The Old City in Jerusalem was a maze of markets with beautiful clothes and souvenirs. If I did not have to carry everything I have to buy, I would have gotten more than a t-shirt.
Life was difficult for Ezek’s father, and now Ezek handles the difficulties of owning a business with the inspiration of his dad’s story. Ezek’s questions at the start of the interview felt difficult and gave a sign that he would not open up. However, people have reminded me that I cannot control everything and that I decide how to respond to difficult situations, and that interview turned into a warm history of Ezek and his father.
The Church of the Holy Sepulcre was packed with people from all over the world.
These fathers reflected a culture of optimism inIsrael. The diversity of Israel was not completely reflected in these interviews, but these lessons in fatherhood offer advice on how to respond to the unexpected absence of my father and understand that I cannot control everything now that I am learning about fatherhood.
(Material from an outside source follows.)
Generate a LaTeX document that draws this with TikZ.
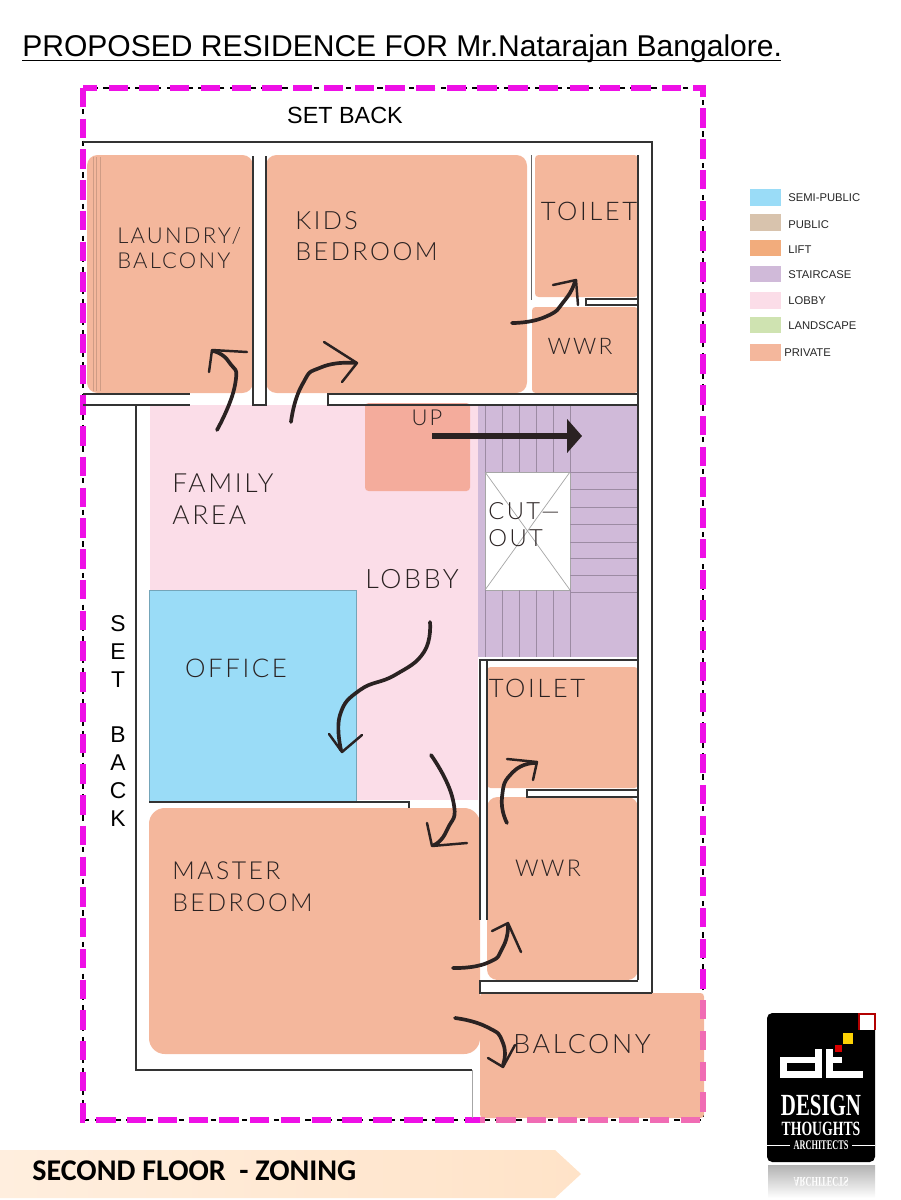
\documentclass[tikz,border=0pt]{standalone}
\usepackage{fontspec}
\usepackage{tikz}
\usetikzlibrary{arrows.meta}

\setmainfont{Liberation Sans}
\newfontfamily\roomfont[LetterSpace=10]{Lato Light}
\newfontfamily\footfont{Carlito}
\newfontfamily\logofont{Liberation Serif}

\definecolor{privatezone}{HTML}{F4B79C}
\definecolor{lobbyzone}{HTML}{FBDDE8}
\definecolor{officezone}{HTML}{9ADCF7}
\definecolor{stairzone}{HTML}{D0BAD9}
\definecolor{liftzone}{HTML}{F4AC9C}
\definecolor{publickey}{HTML}{D8C3AD}
\definecolor{liftkey}{HTML}{F2AC7C}
\definecolor{landkey}{HTML}{CFE3B1}
\definecolor{framepink}{HTML}{EE10E6}
\definecolor{framesoft}{HTML}{F06CB4}
\definecolor{inkdark}{HTML}{2A2222}
\definecolor{footband}{HTML}{FFE3C8}

\tikzset{
  wall/.style={line width=1.1pt, draw=black!80},
  thinline/.style={line width=0.4pt, draw=black!35},
  roomzone/.style={fill=privatezone, rounded corners=6pt},
  roomlabel/.style={text=inkdark, align=left, inner sep=0pt},
  sketch/.style={line width=2.1pt, draw=inkdark, line cap=round, line join=round},
  sketchhead/.style={line width=1.4pt, draw=inkdark, line cap=round, line join=round},
  framedash/.style={line width=2.9pt, dash pattern=on 11pt off 6.5pt},
  keybox/.style={minimum width=17.6pt, minimum height=9.4pt, inner sep=0pt, anchor=west},
  keylabel/.style={anchor=west, inner sep=0pt, text=black!85, font=\fontsize{6.4}{7}\selectfont},
}

\begin{document}
\begin{tikzpicture}[x=0.02cm, y=-0.02cm]
    \useasboundingbox (0, 0) rectangle (900, 1200);

    % title
    \node[anchor=base west, inner sep=0pt, font=\fontsize{17.1}{19}\selectfont](title) at (22, 56)
      {PROPOSED RESIDENCE FOR Mr.Natarajan Bangalore.};
    \draw [line width=1.1pt] (22, 60.5) -- (781, 60.5);

    % site boundary
    \draw [line width=0.6pt, dashed] (83, 88) rectangle (703, 1120);
    \draw [framedash, framepink] (83, 88) rectangle (703, 1120);
    \node[font=\fontsize{13.3}{15}\selectfont](setbacktop) at (345, 115){SET BACK};
    \node[align=center, font=\fontsize{13}{15.9}\selectfont](setbackleft) at (118, 721)
      {S\\E\\T\\ \\B\\A\\C\\K};

    % lobby and its neighbours
    \fill [lobbyzone] (150, 405) rectangle (478, 800);
    \fill [officezone] (149, 590) rectangle (356, 802);
    \draw [line width=0.5pt, officezone!75!black] (149, 590) rectangle (356, 802);
    \fill [liftzone, rounded corners=2pt] (365, 403) rectangle (470, 491);

    % private rooms
    \fill [roomzone] (87, 155) rectangle (253, 393);
    \fill [roomzone] (266, 155) rectangle (527, 393);
    \fill [roomzone, rounded corners=2pt] (535, 155) rectangle (638, 297);
    \fill [roomzone, rounded corners=2pt] (532, 307) rectangle (638, 393);
    \fill [roomzone, rounded corners=2pt] (487, 667) rectangle (638, 788);
    \fill [roomzone] (487, 797) rectangle (638, 980);
    \fill [roomzone, rounded corners=9pt] (149, 808) rectangle (480, 1054);
    \fill [roomzone, rounded corners=2pt] (480, 993) rectangle (704, 1118);
    \draw [line width=0.4pt, privatezone!85!black] (93, 157) -- (93, 391);
    \draw [line width=0.4pt, privatezone!85!black] (96, 157) -- (96, 391);
    \draw [line width=0.4pt, privatezone!85!black] (100, 157) -- (100, 391);

    % boundary seen through the balcony
    \draw [framedash, framesoft] (703, 1000) -- (703, 1120) -- (480, 1120);

    % staircase
    \fill [stairzone] (478, 405) rectangle (638, 657);
    \fill [white] (485, 472) rectangle (570, 590);
    \draw [thinline] (485, 472) rectangle (570, 590);
    \draw [thinline] (485, 472) -- (570, 590);
    \draw [thinline] (570, 472) -- (485, 590);
    \draw [line width=0.4pt, stairzone!75!black]
      (485, 405) -- (485, 472) (502, 405) -- (502, 472) (519, 405) -- (519, 472)
      (536, 405) -- (536, 472) (553, 405) -- (553, 472) (570, 405) -- (570, 472)
      (485, 590) -- (485, 657) (502, 590) -- (502, 657) (519, 590) -- (519, 657)
      (536, 590) -- (536, 657) (553, 590) -- (553, 657) (570, 590) -- (570, 657);
    \draw [line width=0.4pt, stairzone!75!black]
      (570, 472) -- (638, 472) (570, 489) -- (638, 489) (570, 507) -- (638, 507)
      (570, 524) -- (638, 524) (570, 542) -- (638, 542) (570, 558) -- (638, 558)
      (570, 575) -- (638, 575) (570, 592) -- (638, 592);

    % outer walls
    \draw [wall] (83, 142) -- (652, 142) -- (652, 993);
    \draw [wall] (638, 155) -- (638, 980);
    \draw [wall] (83, 394) -- (190, 394);
    \draw [wall] (83, 405) -- (190, 405);
    \draw [wall] (136, 405) -- (136, 1070) -- (472, 1070);
    \draw [thinline] (472, 1070) -- (472, 1118);

    % inner walls
    \draw [wall] (253, 156) -- (253, 405) -- (266, 405) -- (266, 156);
    \draw [wall] (638, 394) -- (328, 394) -- (328, 405) -- (638, 405);
    \draw [line width=0.5pt, black!60] (531, 155) -- (531, 300);
    \draw [wall] (638, 299) -- (586, 299) -- (586, 305) -- (638, 305);
    \draw [wall] (638, 660) -- (480, 660) -- (480, 920);
    \draw [wall] (487, 660) -- (487, 920);
    \draw [wall] (638, 790) -- (527, 790) -- (527, 797) -- (638, 797);
    \draw [wall] (638, 981) -- (480, 981) -- (480, 993) -- (652, 993);
    \draw [wall] (149, 802) -- (409, 802) -- (409, 808);

    % room names
    \node[roomlabel, anchor=base west, font=\roomfont\fontsize{12.5}{13.8}\selectfont](laundry) at (117, 268){LAUNDRY/\\BALCONY};
    \node[roomlabel, anchor=base west, font=\roomfont\fontsize{14.3}{17.6}\selectfont](kids) at (295, 260){KIDS\\BEDROOM};
    \node[roomlabel, font=\roomfont\fontsize{14.6}{18}\selectfont](toiletup) at (589, 211){TOILET};
    \node[roomlabel, font=\roomfont\fontsize{13}{16}\selectfont](wwrup) at (580, 346){WWR};
    \node[roomlabel, font=\roomfont\fontsize{12.5}{15}\selectfont](up) at (427, 418){UP};
    \node[roomlabel, anchor=base west, font=\roomfont\fontsize{15}{18}\selectfont](family) at (172, 524){FAMILY\\AREA};
    \node[roomlabel, font=\roomfont\fontsize{15.2}{17}\selectfont](lobby) at (412, 579){LOBBY};
    \node[roomlabel, font=\roomfont\fontsize{14.7}{17}\selectfont](office) at (236, 668){OFFICE};
    \node[roomlabel, font=\roomfont\fontsize{14.6}{17}\selectfont](toiletlow) at (537, 688){TOILET};
    \node[roomlabel, font=\roomfont\fontsize{13.2}{16}\selectfont](wwrlow) at (548, 868){WWR};
    \node[roomlabel, anchor=base west, font=\roomfont\fontsize{14.1}{17.7}\selectfont](master) at (172, 911){MASTER\\BEDROOM};
    \node[roomlabel, font=\roomfont\fontsize{15.2}{17}\selectfont](balcony) at (582, 1044){BALCONY};
    \node[roomlabel, anchor=base west, font=\roomfont\fontsize{13.5}{15.2}\selectfont](cutout) at (488, 546){CUT—\\OUT};

    % stair direction
    \draw [line width=2.9pt, inkdark, -{Triangle[length=8.4pt, width=18.7pt]}] (432, 436) -- (582, 436);

    % laundry door
    \draw [sketch] plot [smooth, tension=1]
      coordinates{(217, 430) (235, 385) (229, 362) (213, 351)};
    \draw [sketchhead] (209, 372) -- (212, 350) -- (247, 352);

    % kids door
    \draw [sketch] plot [smooth, tension=1]
      coordinates{(291, 422) (302, 385) (322, 367) (356, 363)};
    \draw [sketchhead] (324, 342) -- (357, 363) -- (342, 382);

    % top toilet door
    \draw [sketch] plot [smooth, tension=1]
      coordinates{(512, 323) (545, 317) (565, 300) (575, 281)};
    \draw [sketchhead] (553, 285) -- (576, 280) -- (578, 305);

    % office door
    \draw [sketch] plot [smooth, tension=0.8]
      coordinates{(430, 622) (424, 652) (395, 675) (360, 690) (340, 715) (341, 750)};
    \draw [sketchhead] (329, 734) -- (342, 752) -- (362, 735);

    % master door
    \draw [sketch] plot [smooth, tension=1]
      coordinates{(431, 755) (453, 800) (447, 830) (434, 845)};
    \draw [sketchhead] (427, 823) -- (432, 846) -- (467, 843);

    % lower toilet door
    \draw [sketch] plot [smooth, tension=1]
      coordinates{(507, 823) (502, 797) (513, 772) (535, 763)};
    \draw [sketchhead] (507, 759) -- (537, 762) -- (533, 780);

    % lower wwr door
    \draw [sketch] plot [smooth, tension=1]
      coordinates{(453, 968) (487, 963) (503, 947) (508, 925)};
    \draw [sketchhead] (492, 931) -- (508, 923) -- (521, 952);

    % balcony door
    \draw [sketch] plot [smooth, tension=1]
      coordinates{(455, 1018) (487, 1027) (503, 1043) (503, 1065)};
    \draw [sketchhead] (488, 1058) -- (503, 1067) -- (515, 1045);

    % legend
    \node[keybox, fill=officezone](keysemi) at (750, 197.5){};
    \node[keybox, fill=publickey](keypublic) at (750, 222.5){};
    \node[keybox, fill=liftkey](keylift) at (750, 248){};
    \node[keybox, fill=stairzone](keystair) at (750, 274){};
    \node[keybox, fill=lobbyzone](keylobby) at (750, 300.5){};
    \node[keybox, fill=landkey](keyland) at (750, 325){};
    \node[keybox, fill=privatezone](keyprivate) at (750, 352.5){};
    \node[keylabel](textsemi) at (788, 197.5){SEMI-PUBLIC};
    \node[keylabel](textpublic) at (788, 224.5){PUBLIC};
    \node[keylabel](textlift) at (788, 249.5){LIFT};
    \node[keylabel](textstair) at (788, 274.5){STAIRCASE};
    \node[keylabel](textlobby) at (788, 300.5){LOBBY};
    \node[keylabel](textland) at (788, 325.5){LANDSCAPE};
    \node[keylabel](textprivate) at (784, 352.5){PRIVATE};

    % logo
    \fill [black, rounded corners=3pt] (767, 1013) rectangle (875, 1162);
    \fill [white] (859, 1013) rectangle (876, 1030);
    \draw [line width=0.7pt, red!70!black] (859, 1030) -- (859, 1014) -- (875, 1014) -- (875, 1030);
    \fill [yellow!70!orange] (843, 1033) rectangle (853, 1044);
    \fill [red!85!black] (835, 1045) rectangle (842, 1052);
    \fill [white] (780, 1057) rectangle (822, 1063);
    \fill [white] (780, 1071) rectangle (822, 1078);
    \fill [white] (780, 1057) rectangle (787, 1078);
    \fill [white] (815, 1049) rectangle (822, 1078);
    \fill [white] (826, 1049) rectangle (833, 1078);
    \fill [white] (826, 1057) rectangle (842, 1063);
    \fill [white] (826, 1071) rectangle (863, 1078);
    \node[text=white, inner sep=0pt, xscale=0.68, transform shape, font=\logofont\bfseries\fontsize{17.5}{19}\selectfont](logodesign) at (821, 1105){DESIGN};
    \node[text=white, inner sep=0pt, xscale=0.68, transform shape, font=\logofont\bfseries\fontsize{11.5}{13}\selectfont](logothoughts) at (821, 1129){THOUGHTS};
    \node[text=white, inner sep=0pt, xscale=0.63, transform shape, font=\logofont\bfseries\fontsize{7.5}{9}\selectfont](logoarch) at (821, 1145){ARCHITECTS};
    \draw [white, line width=0.4pt] (767, 1145) -- (790, 1145);
    \draw [white, line width=0.4pt] (852, 1145) -- (875, 1145);

    % logo reflection
    \shade [top color=black!30, bottom color=white] (768, 1165) rectangle (875, 1198);
    \node[text=white, inner sep=0pt, xscale=0.63, yscale=-1, transform shape, font=\logofont\bfseries\fontsize{7.5}{9}\selectfont](logomirror) at (821, 1182){ARCHITECTS};

    % footer band
    \shade [left color=footband!60, right color=footband] (0, 1150) -- (555, 1150) -- (581, 1174) -- (555, 1198) -- (0, 1198) -- cycle;
    \node[anchor=west, inner sep=0pt, font=\footfont\bfseries\fontsize{17.1}{18}\selectfont](footer) at (32, 1171){SECOND FLOOR\ \ - ZONING};
\end{tikzpicture}
\end{document}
Zoë, who stays in good contact with me from South Africa, asked me while I was in Israel how I was handling these conversations about fathers overall. This has been a great challenge, so it felt incredibly special to be asked about it. It is a contradiction that my greatest difficulty has led me to meet amazing people on every continent this year, so I told Zoë I feel really happy about it all. The reminder that I cannot control everything is a relief, and the idea that I can continue to learn from difficulties is inspiring.